The tragedy of Gujarat goes much beyond Narendra Modi, the Sangh Parivar, the ineffective commissions of inquiry into independent India’s worst state-sponsored pogrom, and the slow progress made in the prosecution of those guilty of large-scale killings. The real tragedy is the near-complete communal polarisation in the state, which is what has led commentators to argue that the Tehelka exposé on the 2002 pogrom will actually help Mr Modi to consolidate his vote base before the assembly elections, due in two months. It is the same polarisation that has prevented a relatively harmless film with a human story, like Parzania, from being shown in state theatres, and which on Thursday provoked many cable operators in the state to simply black out the TV channels showing the Tehelka footage of some of the guilty men of 2002 talk openly of the horrific things they did back then. Gujarat, it would seem, is the actualisation of the Hindutva movement’s objectives, a state where the executive and the law and order machinery have been sufficiently communalised to facilitate if not participate in a pogrom and to try and subvert justice afterwards, a state in which Muslims have been made to realise that they have no right to the Constitutional guarantees of life and the rule of law, and that they survive on the say-so of the majority Hindu community. Read some of the early writings of those who created the Sangh Parivar, and this closely resembles what they wanted to bring about.

It is the communalisation of the state that helped Mr Modi retain power as chief minister by sweeping the elections that were held in the wake of the Godhra killings and their aftermath, and in the absence of an effective opposition, he looks set to win again. There is no effective opposition because the Congress is not equal to the challenge of finding a secular message that will find some purchase in the state, and in fact has opted in the past for a BJP ‘B’ team to do battle in Congress colours; and because the BJP rebels and others in the Sangh Parivar who are disillusioned with Mr Modi’s authoritarian ways find that they cannot now get rid of the tiger they have mounted. Whatever Tehelka may have captured on tape, therefore, Mr Modi is safely ensconced in Gandhinagar.

This is not to argue that there is no communal divide elsewhere, nor even that political leaders have not instigated and participated in such riots in other states.
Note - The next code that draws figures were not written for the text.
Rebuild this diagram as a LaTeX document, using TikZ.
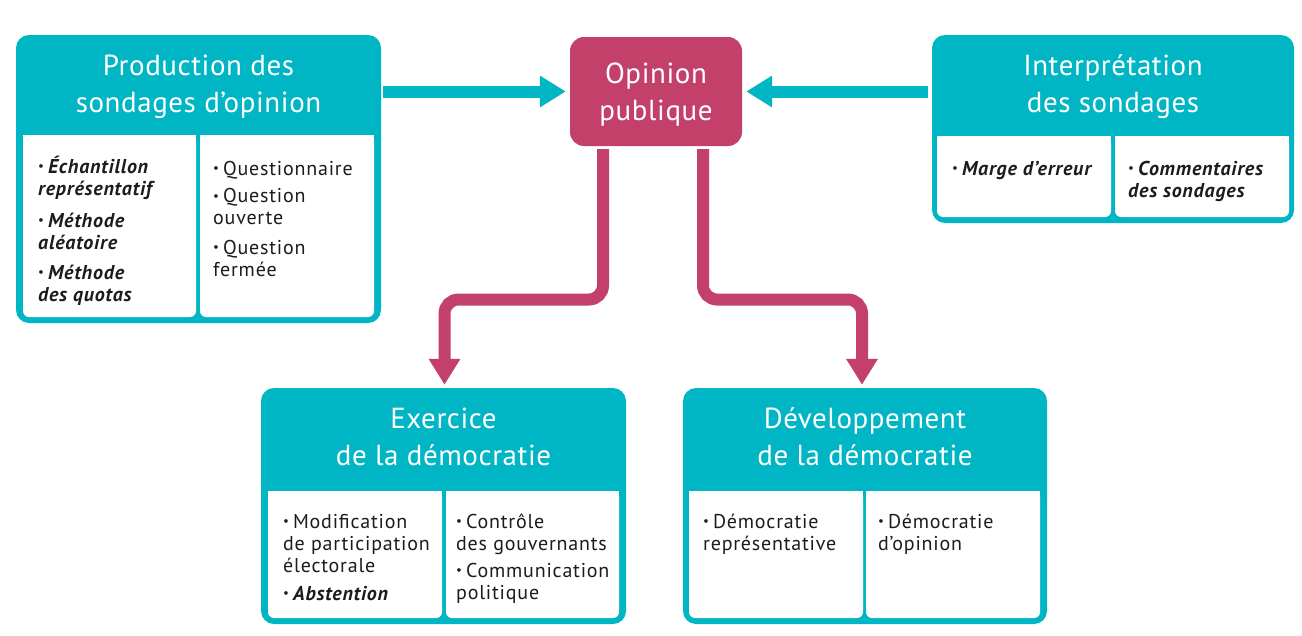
\documentclass[tikz,border=0pt]{standalone}
\usepackage{fontspec}
\setmainfont{PT Sans}
\newfontfamily\bodyfont[LetterSpace=4]{PT Sans}
\newfontfamily\titlefont[LetterSpace=2]{PT Sans}
\usetikzlibrary{arrows.meta}
\definecolor{tealc}{RGB}{0,181,196}
\definecolor{magc}{RGB}{195,64,107}
\definecolor{txtc}{RGB}{28,28,28}
\newcommand{\bul}{{\fontsize{13}{13}\selectfont\raisebox{0.35ex}{•}}\hspace{4pt}}
\newcommand{\bi}[1]{\textbf{\textit{#1}}}
\newcommand{\panel}[4]{%
  \fill[white, rounded corners=6pt] (#1,#2) rectangle (#3,#4);
  \fill[white] (#1,#2) rectangle (#3,{#2+20});}
\tikzset{
  tbox/.style={rounded corners=13pt, fill=tealc, inner sep=0pt},
  obox/.style={rounded corners=14pt, fill=magc, inner sep=0pt},
  ttl/.style={anchor=base, inner sep=0pt, text=white, font=\titlefont\fontsize{29}{37}\selectfont},
  bodytxt/.style={anchor=base west, inner sep=0pt, text=txtc},
  tealarr/.style={draw=tealc, line width=12pt, -{Triangle[width=30pt,length=26pt]}},
  magarr/.style={draw=magc, line width=12pt, rounded corners=14pt, -{Triangle[width=30pt,length=26pt]}},
}
\newcommand{\col}[2]{\parbox[t]{#1}{\raggedright\bodyfont\fontsize{20}{22}\selectfont #2}}
\newcommand{\ttltext}[1]{\parbox[t]{340pt}{\centering #1}}
\begin{document}
\begin{tikzpicture}[x=1pt,y=-1pt]
\useasboundingbox (0,0) rectangle (1302,635);
% boxes
\node[tbox, minimum width=365pt, minimum height=288pt] (prod) at (198.5,179) {};
\node[tbox, minimum width=362pt, minimum height=188pt] (interp) at (1113,129) {};
\node[obox, minimum width=172pt, minimum height=109pt] (op) at (656,91.5) {};
\node[tbox, minimum width=365pt, minimum height=236pt] (exer) at (443.5,506) {};
\node[tbox, minimum width=364pt, minimum height=236pt] (dev) at (865,506) {};
% panels
\panel{23}{135}{196}{317}
\panel{200}{135}{374}{317}
\panel{937}{136}{1111}{217}
\panel{1115}{136}{1289}{217}
\panel{268}{491}{442}{618}
\panel{446}{491}{619}{618}
\panel{689}{491}{863}{618}
\panel{866}{491}{1040}{618}
% titles
\node[ttl] (prodt) at (198.5,75) {\ttltext{Production des\\sondages d’opinion}};
\node[ttl] (interpt) at (1113,75) {\ttltext{Interprétation\\des sondages}};
\node[ttl] (opt) at (656,83) {\ttltext{Opinion\\publique}};
\node[ttl] (exert) at (443.5,428) {\ttltext{Exercice\\de la démocratie}};
\node[ttl] (devt) at (865,428) {\ttltext{Développement\\de la démocratie}};
% body texts
\node[bodytxt] (p1) at (38,173) {\col{155pt}{\bul\bi{Échantillon}\\\bi{représentatif}\\[10pt]\bul\bi{Méthode}\\\bi{aléatoire}\\[8pt]\bul\bi{Méthode}\\\bi{des quotas}}};
\node[bodytxt] (p2) at (213,175) {\col{160pt}{\bul Questionnaire\\[5.5pt]\bul Question\\ouverte\\[7.5pt]\bul Question\\fermée}};
\node[bodytxt] (i1) at (952,175) {\col{158pt}{\bul\bi{Marge d’erreur}}};
\node[bodytxt] (i2) at (1128,175) {\col{160pt}{\bul\bi{Commentaires}\\\bi{des sondages}}};
\node[bodytxt] (e1) at (283,528) {\col{158pt}{\bul Modification\\de participation\\électorale\\[6pt]\bul\bi{Abstention}}};
\node[bodytxt] (e2) at (456,528) {\col{162pt}{\bul Contrôle\\des gouvernants\\[5pt]\bul Communication\\politique}};
\node[bodytxt] (d1) at (703,528) {\col{158pt}{\bul Démocratie\\représentative}};
\node[bodytxt] (d2) at (878,528) {\col{158pt}{\bul Démocratie\\d’opinion}};
% connectors
\draw[tealarr, shorten <=2pt, shorten >=4pt] (prod.east |- op.west) -- (op.west);
\draw[tealarr, shorten <=4pt, shorten >=4pt] (interp.west |- op.east) -- (op.east);
\coordinate (m1) at (444.5,299.5);
\coordinate (m2) at (862,299.5);
\draw[magarr, shorten <=3pt, shorten >=3pt] ([xshift=-53pt]op.south) |- (m1) -- (m1 |- exer.north);
\draw[magarr, shorten <=3pt, shorten >=3pt] ([xshift=47pt]op.south) |- (m2) -- (m2 |- dev.north);
\end{tikzpicture}
\end{document}
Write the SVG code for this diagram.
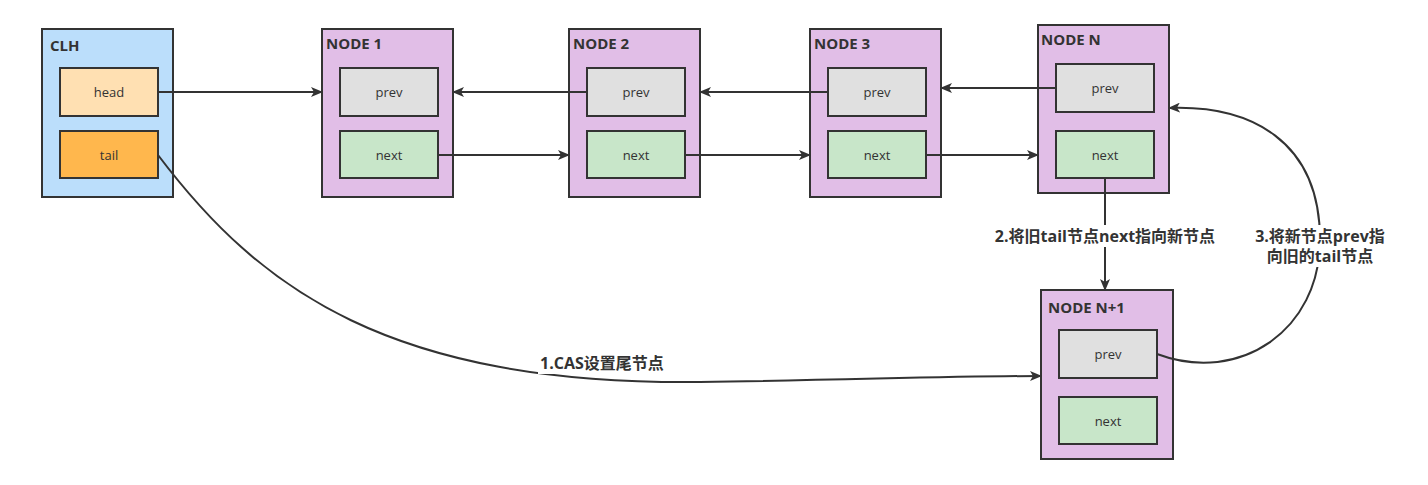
<svg xmlns="http://www.w3.org/2000/svg" width="1428" height="485" viewBox="0 0 1428 485">
<style>
.box{stroke:#333;stroke-width:2}
.title{font-family:"Open Sans","Noto Sans CJK SC",sans-serif;font-weight:bold;font-size:15px;fill:#333}
.lbl{font-family:"Open Sans","Noto Sans CJK SC",sans-serif;font-size:13px;fill:#333;text-anchor:middle}
.elbl{font-family:"Open Sans","Noto Sans CJK SC",sans-serif;font-weight:bold;font-size:16px;fill:#333;text-anchor:middle}
.edge{fill:none;stroke:#333;stroke-width:2;marker-end:url(#arr)}
.outer{fill:#e1bee7}
.prev{fill:#e0e0e0}
.next{fill:#c8e6c9}
</style>
<defs>
<marker id="arr" viewBox="0 0 12 10" refX="11" refY="5" markerWidth="12" markerHeight="10" markerUnits="userSpaceOnUse" orient="auto">
<path d="M0,0 L12,5 L0,10 L3,5 Z" fill="#333"/>
</marker>
</defs>
<rect width="1428" height="485" fill="#fff"/>
<g id="clh">
<rect class="box" x="42" y="29" width="131" height="168" fill="#bbdefb"/>
<text class="title" x="50" y="51">CLH</text>
<rect class="box" x="60" y="68" width="98" height="48" fill="#ffe0b2"/>
<text class="lbl" x="109" y="97">head</text>
<rect class="box" x="60" y="131" width="98" height="47" fill="#ffb74d"/>
<text class="lbl" x="109" y="160">tail</text>
</g>
<g id="node1">
<rect class="box outer" x="322" y="29" width="131" height="168"/>
<text class="title" x="326" y="49">NODE 1</text>
<rect class="box prev" x="340" y="68" width="98" height="48"/>
<text class="lbl" x="389" y="97">prev</text>
<rect class="box next" x="340" y="131" width="98" height="47"/>
<text class="lbl" x="389" y="160">next</text>
</g>
<g id="node2">
<rect class="box outer" x="569" y="29" width="131" height="168"/>
<text class="title" x="573" y="49">NODE 2</text>
<rect class="box prev" x="587" y="68" width="98" height="48"/>
<text class="lbl" x="636" y="97">prev</text>
<rect class="box next" x="587" y="131" width="98" height="47"/>
<text class="lbl" x="636" y="160">next</text>
</g>
<g id="node3">
<rect class="box outer" x="810" y="29" width="131" height="168"/>
<text class="title" x="814" y="49">NODE 3</text>
<rect class="box prev" x="828" y="68" width="98" height="48"/>
<text class="lbl" x="877" y="97">prev</text>
<rect class="box next" x="828" y="131" width="98" height="47"/>
<text class="lbl" x="877" y="160">next</text>
</g>
<g id="nodeN">
<rect class="box outer" x="1038" y="25" width="131" height="168"/>
<text class="title" x="1041" y="45">NODE N</text>
<rect class="box prev" x="1056" y="64" width="98" height="48"/>
<text class="lbl" x="1105" y="93">prev</text>
<rect class="box next" x="1056" y="131" width="98" height="47"/>
<text class="lbl" x="1105" y="160">next</text>
</g>
<g id="nodeN1">
<rect class="box outer" x="1041" y="290" width="132" height="169"/>
<text class="title" x="1048" y="313">NODE N+1</text>
<rect class="box prev" x="1059" y="330" width="98" height="48"/>
<text class="lbl" x="1108" y="359">prev</text>
<rect class="box next" x="1059" y="397" width="98" height="47"/>
<text class="lbl" x="1108" y="426">next</text>
</g>
<g id="connectors">
<path class="edge" d="M158,92 L322,92"/>
<path class="edge" d="M587,92 L453,92"/>
<path class="edge" d="M828,92 L700,92"/>
<path class="edge" d="M1056,88 L941,88"/>
<path class="edge" d="M438,155 L569,155"/>
<path class="edge" d="M685,155 L810,155"/>
<path class="edge" d="M926,155 L1038,155"/>
<path class="edge" d="M1105,178 L1105,290"/>
<path class="edge" d="M158,155 C260,290 390,385 700,382 C850,380 950,376 1041,376"/>
<path class="edge" d="M1157,354 C1240,385 1320,330 1320,240 C1320,140 1250,105 1169,108"/>
<rect x="994" y="225" width="222" height="22" fill="#fff"/>
<text class="elbl" x="1105" y="242">2.将旧tail节点next指向新节点</text>
<rect x="1254" y="225" width="132" height="42" fill="#fff"/>
<text class="elbl" x="1320" y="242">3.将新节点prev指</text>
<text class="elbl" x="1320" y="262">向旧的tail节点</text>
<rect x="538" y="352" width="130" height="22" fill="#fff"/>
<text class="elbl" x="602" y="369">1.CAS设置尾节点</text>
</g>
</svg>
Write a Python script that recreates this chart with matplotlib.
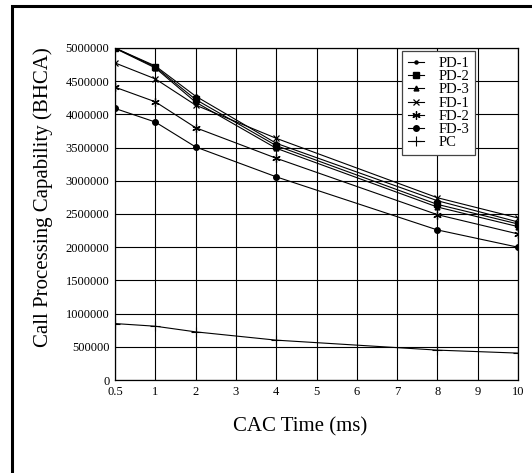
import matplotlib
matplotlib.use('Agg')
import matplotlib.pyplot as plt
from matplotlib.patches import Rectangle

# 데이터
x_ticks = [0.5, 1, 2, 3, 4, 5, 6, 7, 8, 9, 10]
cac_time = [0.5, 1, 2, 4, 8, 10]

pd1 = [5000000, 4730000, 4275000, 3565000, 2700000, 2380000]
pd2 = [5000000, 4715000, 4225000, 3530000, 2645000, 2350000]
pd3 = [4995000, 4700000, 4185000, 3490000, 2605000, 2310000]
fd1 = [4775000, 4535000, 4140000, 3640000, 2745000, 2440000]
fd2 = [4410000, 4190000, 3800000, 3340000, 2490000, 2200000]
fd3 = [4090000, 3885000, 3510000, 3060000, 2260000, 2000000]
pc = [850000, 810000, 725000, 600000, 450000, 405000]

series = [('PD-1', pd1), ('PD-2', pd2), ('PD-3', pd3),
          ('FD-1', fd1), ('FD-2', fd2), ('FD-3', fd3), ('PC', pc)]
y_ticks = list(range(0, 5000001, 500000))

plt.rcParams['font.family'] = ['Liberation Serif', 'DejaVu Serif']

fig = plt.figure(figsize=(5.32, 4.73), dpi=100)
ax = fig.add_axes([115 / 532, 1 - 380 / 473, 403 / 532, 332 / 473])

# 바깥 테두리 (오른쪽/아래는 잘려 있음)
fig.patches.append(Rectangle((12 / 532, -0.2), 1.2, 1.2 - 6 / 473,
                             transform=fig.transFigure, fill=False,
                             edgecolor='black', linewidth=2.2))

# x 축은 눈금 순서대로 같은 간격
xpos = [x_ticks.index(v) for v in cac_time]

styles = {
    'PD-1': dict(marker='o', ms=2.2),
    'PD-2': dict(marker='s', ms=4),
    'PD-3': dict(marker='^', ms=3.5),
    'FD-1': dict(marker='x', ms=5, mew=0.9),
    'FD-2': dict(marker=(6, 2, 0), ms=6, mew=0.9),
    'FD-3': dict(marker='o', ms=4),
    'PC': dict(marker='+', ms=7, mew=0.8),
}

for name, vals in series:
    ax.plot(xpos, vals, color='black', lw=0.8, label=name,
            mfc='black', mec='black', **styles[name])

ax.set_xlim(0, len(x_ticks) - 1)
ax.set_ylim(0, 5000000)
ax.set_xticks(range(len(x_ticks)))
ax.set_xticklabels([str(v) for v in x_ticks], fontsize=9)
ax.set_yticks(y_ticks)
ax.set_yticklabels([str(v) for v in y_ticks], fontsize=9)
ax.tick_params(length=0, pad=4)
ax.grid(True, color='black', lw=0.8)
for s in ax.spines.values():
    s.set_linewidth(0.9)

ax.set_xlabel('CAC Time (ms)', fontsize=15)
ax.xaxis.set_label_coords(0.459, -0.142)
ax.xaxis.label.set_va('center')
ax.set_ylabel('Call Processing Capability (BHCA)', fontsize=15)
ax.yaxis.set_label_coords(-0.179, 0.55)
ax.yaxis.label.set_va('center')

leg = ax.legend(loc='upper right', bbox_to_anchor=(0.893, 0.991),
                borderaxespad=0, fontsize=10.5, labelspacing=0.0,
                handlelength=1.1, handletextpad=1.0, borderpad=0.4,
                fancybox=False, framealpha=1, edgecolor='#444444')
leg.get_frame().set_linewidth(0.9)

fig.savefig('out.png', dpi=100)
Gujarat 2002 was different because it was the state that took part in the pogrom; it was therefore a comprehensive negation of what the Constitution stands for. The only thing that comes close (as the BJP keeps stressing, as though two wrongs make a right) is the anti-Sikh pogrom of 1984 in Delhi, and Rajiv Gandhi’s unforgivable semi-justification subsequently that when a big tree falls, the ground will shake. But in that case there has been at least a semblance of attempts to punish the guilty, including political leaders. Not so in Gujarat, where the state government has been humiliated by the Supreme Court, and key officials by the Election Commission, because neither has faith in the state’s impartiality.

Those who draw satisfaction from this state of affairs should ponder what they expect the Muslim response to be if pushed into a corner, and whether the country will reap the jihadi whirlwind as a result. Even the narrower forms of discrimination and prejudice that surface occasionally, as in the tragi-scandal of Rizwanur Rahman’s fatal marriage to a Hindu girl in Kolkata, point to the challenges the country faces in giving substance to that faded slogan of “unity in diversity”. The City University of New York has just done a two-year study to test job discrimination in India on the basis of caste and community. It found that if two similar applications were sent in response to a job advertisement requiring responses from graduates, the odds of a Dalit being called for interview were about two-thirds of the odds for a high-caste applicant, and in the case of a Muslim, only one-third. The beast, it would seem, dwells in us all.